After comparing these crises, the chapter concludes that five conditions are especially important in facilitating a constructive regional response to a crisis: a significant degree of regional economic interdependence (market integration); an independent secretariat or intergovernmental body charged with cooperation; webs of interlocking economic agreements; and, as elements of the multilateral context, conflict with the relevant international organization (such as the IMF) and acceptance by the United States of regional integration. These findings are further supported by the European sovereign debt crisis more recently. The chapter does not argue that regional movements can only be generated by crises, but that these conditions are conducive to institution building in response to them. Asian regionalism would be favored in the future by shocks that are external to the region, rather than coming from a member state, and responses from multilateral institutions that are averse to Asian preferences. Asian regionalists would be well served by using crises to ratchet up governments’ commitments to secretariats and intergovernmental bodies, establishing linkages among economic issue areas, and forging cooperation with multilateral institutions.

The following section discusses the nature and definition of “crisis” and “institution,” central concepts in this study.
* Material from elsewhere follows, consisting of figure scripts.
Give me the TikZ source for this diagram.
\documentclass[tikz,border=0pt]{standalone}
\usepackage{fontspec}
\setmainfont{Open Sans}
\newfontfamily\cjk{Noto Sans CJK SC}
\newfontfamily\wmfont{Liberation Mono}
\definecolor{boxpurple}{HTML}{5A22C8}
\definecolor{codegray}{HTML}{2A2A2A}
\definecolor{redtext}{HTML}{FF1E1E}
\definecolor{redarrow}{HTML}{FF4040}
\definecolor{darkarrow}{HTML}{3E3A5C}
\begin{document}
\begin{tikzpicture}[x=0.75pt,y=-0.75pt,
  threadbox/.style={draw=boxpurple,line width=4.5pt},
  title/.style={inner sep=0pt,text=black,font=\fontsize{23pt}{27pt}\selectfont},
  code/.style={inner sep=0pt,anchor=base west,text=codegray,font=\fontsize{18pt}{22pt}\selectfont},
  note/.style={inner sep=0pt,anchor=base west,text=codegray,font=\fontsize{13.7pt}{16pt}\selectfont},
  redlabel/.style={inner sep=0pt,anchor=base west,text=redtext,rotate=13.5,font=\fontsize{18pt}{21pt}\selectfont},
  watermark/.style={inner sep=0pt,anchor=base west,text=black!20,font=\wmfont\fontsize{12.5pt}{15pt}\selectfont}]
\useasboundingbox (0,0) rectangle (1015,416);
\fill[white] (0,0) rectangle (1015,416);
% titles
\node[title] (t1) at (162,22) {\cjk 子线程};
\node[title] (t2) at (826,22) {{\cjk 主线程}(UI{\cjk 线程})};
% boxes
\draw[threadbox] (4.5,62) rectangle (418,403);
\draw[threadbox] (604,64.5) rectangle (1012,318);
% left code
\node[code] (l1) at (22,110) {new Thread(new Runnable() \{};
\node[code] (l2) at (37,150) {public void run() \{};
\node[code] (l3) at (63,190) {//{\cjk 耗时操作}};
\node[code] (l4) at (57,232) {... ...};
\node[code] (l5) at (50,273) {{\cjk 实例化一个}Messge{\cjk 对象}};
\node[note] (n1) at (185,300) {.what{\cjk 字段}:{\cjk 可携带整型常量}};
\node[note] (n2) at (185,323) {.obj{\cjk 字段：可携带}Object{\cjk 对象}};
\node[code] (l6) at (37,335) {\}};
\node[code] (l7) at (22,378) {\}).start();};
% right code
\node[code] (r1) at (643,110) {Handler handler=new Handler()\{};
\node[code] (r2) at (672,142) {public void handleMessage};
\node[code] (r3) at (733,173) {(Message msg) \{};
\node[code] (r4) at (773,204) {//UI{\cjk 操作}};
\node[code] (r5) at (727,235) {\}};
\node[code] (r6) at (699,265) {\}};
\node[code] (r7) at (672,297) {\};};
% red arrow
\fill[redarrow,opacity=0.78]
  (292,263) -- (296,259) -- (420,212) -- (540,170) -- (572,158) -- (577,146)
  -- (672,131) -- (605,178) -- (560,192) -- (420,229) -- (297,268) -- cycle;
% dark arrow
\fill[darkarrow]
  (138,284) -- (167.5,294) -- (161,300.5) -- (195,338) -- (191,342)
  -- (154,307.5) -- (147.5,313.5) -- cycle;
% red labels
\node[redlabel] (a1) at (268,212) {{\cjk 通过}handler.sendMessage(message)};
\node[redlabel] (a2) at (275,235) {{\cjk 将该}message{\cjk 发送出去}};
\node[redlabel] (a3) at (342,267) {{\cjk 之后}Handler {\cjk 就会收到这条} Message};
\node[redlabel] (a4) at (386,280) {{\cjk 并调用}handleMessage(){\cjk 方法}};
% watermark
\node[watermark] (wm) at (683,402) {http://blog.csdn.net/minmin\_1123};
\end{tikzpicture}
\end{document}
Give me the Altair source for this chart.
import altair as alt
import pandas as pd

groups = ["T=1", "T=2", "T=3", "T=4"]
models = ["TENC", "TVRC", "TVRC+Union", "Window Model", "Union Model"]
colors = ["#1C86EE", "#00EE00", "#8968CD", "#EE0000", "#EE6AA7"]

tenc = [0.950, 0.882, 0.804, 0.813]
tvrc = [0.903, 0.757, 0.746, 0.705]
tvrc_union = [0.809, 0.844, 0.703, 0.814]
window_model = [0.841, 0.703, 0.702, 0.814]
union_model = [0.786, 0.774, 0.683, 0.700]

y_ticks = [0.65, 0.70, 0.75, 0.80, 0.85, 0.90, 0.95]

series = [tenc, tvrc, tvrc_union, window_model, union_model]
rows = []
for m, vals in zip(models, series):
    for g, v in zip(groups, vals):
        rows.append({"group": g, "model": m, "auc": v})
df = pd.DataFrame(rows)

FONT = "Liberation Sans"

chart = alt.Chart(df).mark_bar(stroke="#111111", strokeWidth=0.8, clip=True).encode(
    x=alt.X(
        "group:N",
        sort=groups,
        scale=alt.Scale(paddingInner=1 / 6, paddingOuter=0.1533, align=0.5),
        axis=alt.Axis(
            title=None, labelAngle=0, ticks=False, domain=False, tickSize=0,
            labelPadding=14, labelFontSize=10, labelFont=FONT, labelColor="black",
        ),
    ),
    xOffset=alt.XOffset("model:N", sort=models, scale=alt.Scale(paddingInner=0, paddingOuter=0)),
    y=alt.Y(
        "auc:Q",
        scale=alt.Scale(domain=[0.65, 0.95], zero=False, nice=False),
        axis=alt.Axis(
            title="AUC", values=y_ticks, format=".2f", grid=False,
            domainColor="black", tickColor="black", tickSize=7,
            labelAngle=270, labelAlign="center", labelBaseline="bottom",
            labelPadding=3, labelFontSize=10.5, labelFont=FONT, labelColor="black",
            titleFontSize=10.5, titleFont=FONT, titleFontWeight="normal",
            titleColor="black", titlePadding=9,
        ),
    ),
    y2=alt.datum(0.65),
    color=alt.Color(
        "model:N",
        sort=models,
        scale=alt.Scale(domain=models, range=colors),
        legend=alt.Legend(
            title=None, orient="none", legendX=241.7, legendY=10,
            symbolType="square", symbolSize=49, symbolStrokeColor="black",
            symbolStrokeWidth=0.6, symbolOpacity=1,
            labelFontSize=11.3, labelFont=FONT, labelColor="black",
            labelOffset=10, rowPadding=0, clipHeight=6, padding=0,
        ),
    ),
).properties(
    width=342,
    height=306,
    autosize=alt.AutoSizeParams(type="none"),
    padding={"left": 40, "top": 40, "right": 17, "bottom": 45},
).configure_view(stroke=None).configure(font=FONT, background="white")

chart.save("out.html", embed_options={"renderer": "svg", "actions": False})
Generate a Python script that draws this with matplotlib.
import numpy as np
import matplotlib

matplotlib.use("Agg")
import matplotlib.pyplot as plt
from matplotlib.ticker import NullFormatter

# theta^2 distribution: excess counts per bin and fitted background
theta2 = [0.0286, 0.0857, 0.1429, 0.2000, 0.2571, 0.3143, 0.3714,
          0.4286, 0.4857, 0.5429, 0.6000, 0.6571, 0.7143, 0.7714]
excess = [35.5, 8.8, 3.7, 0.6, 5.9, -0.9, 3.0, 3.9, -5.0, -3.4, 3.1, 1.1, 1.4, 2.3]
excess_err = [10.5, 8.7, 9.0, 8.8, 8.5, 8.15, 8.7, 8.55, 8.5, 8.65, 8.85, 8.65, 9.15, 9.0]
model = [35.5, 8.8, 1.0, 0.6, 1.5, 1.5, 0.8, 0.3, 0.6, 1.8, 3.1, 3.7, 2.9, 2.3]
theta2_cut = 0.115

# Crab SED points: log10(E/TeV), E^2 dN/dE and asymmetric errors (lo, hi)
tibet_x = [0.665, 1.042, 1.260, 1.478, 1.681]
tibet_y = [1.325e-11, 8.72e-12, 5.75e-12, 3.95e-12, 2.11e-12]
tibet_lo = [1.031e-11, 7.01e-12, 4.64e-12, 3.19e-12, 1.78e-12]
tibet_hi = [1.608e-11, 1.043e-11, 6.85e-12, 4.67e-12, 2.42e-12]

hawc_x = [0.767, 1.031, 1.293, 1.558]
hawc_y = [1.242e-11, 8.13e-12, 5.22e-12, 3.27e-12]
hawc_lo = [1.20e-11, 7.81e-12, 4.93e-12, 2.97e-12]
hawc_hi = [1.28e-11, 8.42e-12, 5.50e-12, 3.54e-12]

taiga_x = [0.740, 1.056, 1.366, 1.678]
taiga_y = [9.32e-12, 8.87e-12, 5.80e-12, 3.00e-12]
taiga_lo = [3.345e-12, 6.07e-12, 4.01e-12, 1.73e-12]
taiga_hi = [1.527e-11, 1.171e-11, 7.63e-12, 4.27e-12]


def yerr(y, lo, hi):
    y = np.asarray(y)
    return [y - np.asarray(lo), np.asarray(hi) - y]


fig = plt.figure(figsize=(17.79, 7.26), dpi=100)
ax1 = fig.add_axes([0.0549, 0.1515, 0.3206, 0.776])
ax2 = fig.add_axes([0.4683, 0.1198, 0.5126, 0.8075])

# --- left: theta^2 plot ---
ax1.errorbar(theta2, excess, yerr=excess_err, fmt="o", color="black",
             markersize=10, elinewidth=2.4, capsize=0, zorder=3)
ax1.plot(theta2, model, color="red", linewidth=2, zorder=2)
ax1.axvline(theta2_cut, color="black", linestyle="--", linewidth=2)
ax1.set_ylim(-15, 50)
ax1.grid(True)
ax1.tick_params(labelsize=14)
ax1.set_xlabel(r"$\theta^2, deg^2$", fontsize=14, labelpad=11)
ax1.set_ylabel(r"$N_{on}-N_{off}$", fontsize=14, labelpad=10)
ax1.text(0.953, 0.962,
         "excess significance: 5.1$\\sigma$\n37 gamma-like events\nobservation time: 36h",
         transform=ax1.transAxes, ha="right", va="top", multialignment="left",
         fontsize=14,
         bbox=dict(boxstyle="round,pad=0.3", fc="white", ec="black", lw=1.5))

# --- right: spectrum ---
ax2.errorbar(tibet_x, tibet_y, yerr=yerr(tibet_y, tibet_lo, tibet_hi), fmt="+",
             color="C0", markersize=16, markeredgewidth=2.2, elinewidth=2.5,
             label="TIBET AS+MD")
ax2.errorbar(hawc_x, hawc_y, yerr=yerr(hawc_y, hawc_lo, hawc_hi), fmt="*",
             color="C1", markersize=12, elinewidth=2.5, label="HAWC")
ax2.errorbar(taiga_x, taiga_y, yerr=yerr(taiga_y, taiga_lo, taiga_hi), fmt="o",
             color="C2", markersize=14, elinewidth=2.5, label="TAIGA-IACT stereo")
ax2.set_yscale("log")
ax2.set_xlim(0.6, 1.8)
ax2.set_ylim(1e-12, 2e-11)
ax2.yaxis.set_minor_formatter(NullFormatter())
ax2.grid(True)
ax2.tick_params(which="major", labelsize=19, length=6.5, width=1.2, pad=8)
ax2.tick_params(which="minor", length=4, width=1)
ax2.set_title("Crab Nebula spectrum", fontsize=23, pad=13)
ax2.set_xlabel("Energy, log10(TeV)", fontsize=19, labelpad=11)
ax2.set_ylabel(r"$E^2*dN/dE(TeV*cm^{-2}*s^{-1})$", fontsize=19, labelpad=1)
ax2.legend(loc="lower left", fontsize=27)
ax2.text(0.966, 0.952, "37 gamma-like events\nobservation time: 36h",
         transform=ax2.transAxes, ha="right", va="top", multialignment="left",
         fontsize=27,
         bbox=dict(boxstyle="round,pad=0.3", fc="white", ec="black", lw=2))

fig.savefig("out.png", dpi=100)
The third section addresses the causal links between crises and institution building, as well as the factors that condition regions’ responses to crises. The fourth section presents five crisis cases. The fifth section draws conclusions from the comparison of cases and identifies conditions favoring further institution-building in Asia and strategies that advocates of Asian regionalism might adopt.

Defining the Concepts

The Oxford English Dictionary’s first definition of “crisis” is “a time of intense difficulty or danger.